Sure makes CRM simpler, if you want to limit it to work processes and technology. But you're pretty much limiting the outcomes to automating workflow and customer information management. And that, my friends, ain't CRM--at least not in my book. To me, that's achieving success by limiting scope. Makes for "light" apples that bob to the top to look like shiny successes. So why not saw off the top half of Everest, then say, "Hey, we can scale it. No problemo."

To cite another example of "counting apples," a technology research and consulting firm recently issued a press release claiming that initial findings of a research study they're conducting show nearly 80 percent of organizations reporting success with their CRM programs and projects. Whaazzzaaat? Wait a minute. The percentage of companies trying to adopt CRM is still in single digits. But even if we exclude all companies not yet adopting CRM, how can 80 percent be successful when we have whole orchards of data--from reputable sources ranging from GartnerGroup to CRM Guru--indicating the contrary?

This claim seemed so outrageous that I had to investigate. So I tried to get the supporting data. And I tried. And I tried. But after leaving a slew of voice and e-mail messages, what little information I gathered was contradictory--so I surrendered. However, because I know from their conference presentations and press releases that this here outfit works the high-end B2C side of the "CRM" market--where CRM is relatively easy to implement, due to much lower cultural and organizational barriers than on the B2B side--I had an intuition about their findings. I'd say the gap between 80 percent and generally accepted numbers has more to do with how we define CRM than with comparing apples to apples. In this case, too, I'd say it's comparing apples to oranges.
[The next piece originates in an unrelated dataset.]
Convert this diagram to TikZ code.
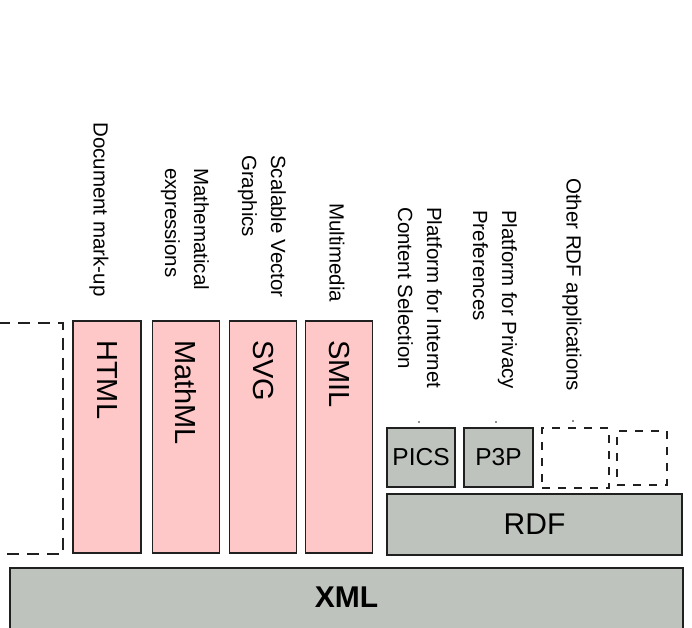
\documentclass[tikz,border=0pt]{standalone}
\usepackage{fontspec}
\setmainfont{Liberation Sans}
\definecolor{linegray}{RGB}{32,32,32}
\definecolor{langpink}{RGB}{255,200,200}
\definecolor{basegray}{RGB}{190,195,190}

\begin{document}
\begin{tikzpicture}[x=1pt,y=-1pt]
\tikzstyle{layer}=[draw=linegray,line width=1.6pt,inner sep=0pt,outer sep=0pt]
\tikzstyle{lang}=[layer,fill=langpink,minimum width=67pt,minimum height=232pt]
\tikzstyle{base}=[layer,fill=basegray]
\tikzstyle{spare}=[draw=linegray,line width=1.4pt,dash pattern=on 8pt off 8pt]
\tikzstyle{upright}=[rotate=-90,anchor=west,inner sep=0pt,align=left,font=\fontsize{20.5}{29}\selectfont]
\tikzstyle{boxname}=[rotate=-90,anchor=west,inner sep=0pt,font=\fontsize{29}{34}\selectfont]
\useasboundingbox (0,0) rectangle (692,627);

\node (xml) [base,minimum width=673pt,minimum height=72pt] at (346.5,604) {};
\node (xmlname) [font=\bfseries\fontsize{30}{34}\selectfont] at ([yshift=-29pt]xml.north) {XML};

\node (html) [lang,minimum width=68pt] at (107,437) {};
\node (mathml) [lang] at (186,437) {};
\node (svg) [lang] at (263,437) {};
\node (smil) [lang] at (339,437) {};
\node [boxname] at ([yshift=-19pt]html.north) {HTML};
\node [boxname] at ([yshift=-19pt]mathml.north) {MathML};
\node [boxname] at ([yshift=-19pt]svg.north) {SVG};
\node [boxname] at ([yshift=-19pt]smil.north) {SMIL};

\node (rdf) [base,minimum width=295pt,minimum height=61pt,font=\fontsize{30}{34}\selectfont] at (534.5,524.5) {RDF};
\node (pics) [base,minimum width=68pt,minimum height=59pt,font=\fontsize{24.5}{28}\selectfont] at (421,457.5) {PICS};
\node (ppp) [base,minimum width=69pt,minimum height=59pt,font=\fontsize{24.5}{28}\selectfont] at (498.5,457.5) {P3P};
\node (spareA) [spare,minimum width=67pt,minimum height=60pt] at (575.5,458) {};
\node (spareB) [spare,minimum width=50pt,minimum height=54pt] at (642,458) {};
\draw[spare,dash pattern=on 12pt off 8pt] (-2,323) -- (63,323) -- (63,554) -- (-2,554);

\fill[linegray] (419,422) circle (0.9pt) (496,422) circle (0.9pt) (573,421) circle (0.9pt);

\node (markup) [upright] at (99,122) {Document mark-up};
\node (mathexpr) [upright] at (185,168) {Mathematical\\expressions};
\node (vector) [upright] at (262,155) {Scalable Vector\\Graphics};
\node (media) [upright] at (337,203) {Multimedia};
\node (selection) [upright] at (420,207) {Platform for Internet\\Content Selection};
\node (privacy) [upright] at (495,210) {Platform for Privacy\\Preferences};
\node (otherrdf) [upright] at (572,178) {Other RDF applications};
\end{tikzpicture}
\end{document}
Rather than practicing "CRM-lite," these folks appear to be practicing what I'd call "almost CRM." Meaning dealing with customer data, vats of it, but pouring it into data warehouses to fuel analytically based database marketing--not real relationship-building. And no matter how you try to dress it up in CRM clothes, database marketing is old paradigm, shove both hands into customer pockets stuff--not real CRM where organizations reshape their strategies and organizations to find more common ground with customers. Plus, because of their client base, I surmise that this firm surveyed companies that look like their customers. Data warehouse intensive B2C marketers. Which would add up to "skewed survey sample." And I also surmise that they're talking primarily to technology types--who tend to call anything successful if the software works (and the hard part of CRM is not getting the software working). But hey, I can only guess. Because after releasing some very controversial and counterintuitive data, they're not talking.

So, more rosy red apples. Without being encumbered by details like fundamental culture change, rather than just process and technology change, or the need to make business outcomes work, not just technology outcomes--apples do tend to rise to the top of the barrel. And if we only count the shiny apples, CRM looks pretty doggone good--and pretty doggone easy.

But it's not easy--and that's the point of all this. All statistical data I've seen--and all the anecdotal evidence I've heard--and everything I've experienced as a mentor to organizations implementing CRM contradicts this optimism. Jim Dickie's data is real and accurate, folks. CRM implementers continue to struggle, just as TQM implementers had to struggle long and hard until we got TQM right--at least sort of right. Beneath the top row of rosy red ones are layer after layer of bad fruit. Bad implementations, many of which had to be abandoned for a fresh start. Which often meets the same fate as the previous start. And claiming that CRM is anything but damned hard only perpetuates the problem.

Bottom line, CRM implementers are still trying to find shortcuts around basic realities--realities such as CRM requiring passionate CEO support; CRM forcing changes in organizational structure; CRM shuffling management org charts; and implementing CRM requiring an adult dose of change management skill. And you know what? Every time we wave overly optimistic data in front of CRM implementers, we encourage those looking for easy ways to implement CRM to look harder.

Think I'm overstating the case? Well, try this on for size. Soon after the "nearly 80 percent" number appeared in the body copy of a press release, someone associated with CRM's Web site, www.destinationCRM.com, picked it up, converted it into a headline--then wrote how it "blows away" Dickie's findings and corroborating data from others. Next, the misperception that nearly 80 percent of all CRM implementations are succeeding slid under the radar screen of this magazine into the editorial content. And now we're breathing new life into the concept that CRM isn't so hard after all--just as we started making headway persuading the market that implementing CRM requires much more internal commitment and effort than organizations have been giving.

But try saying, "it's not so hard" to that poor banana at the bottom of the barrel. Or the fuzzy peach squished up against it.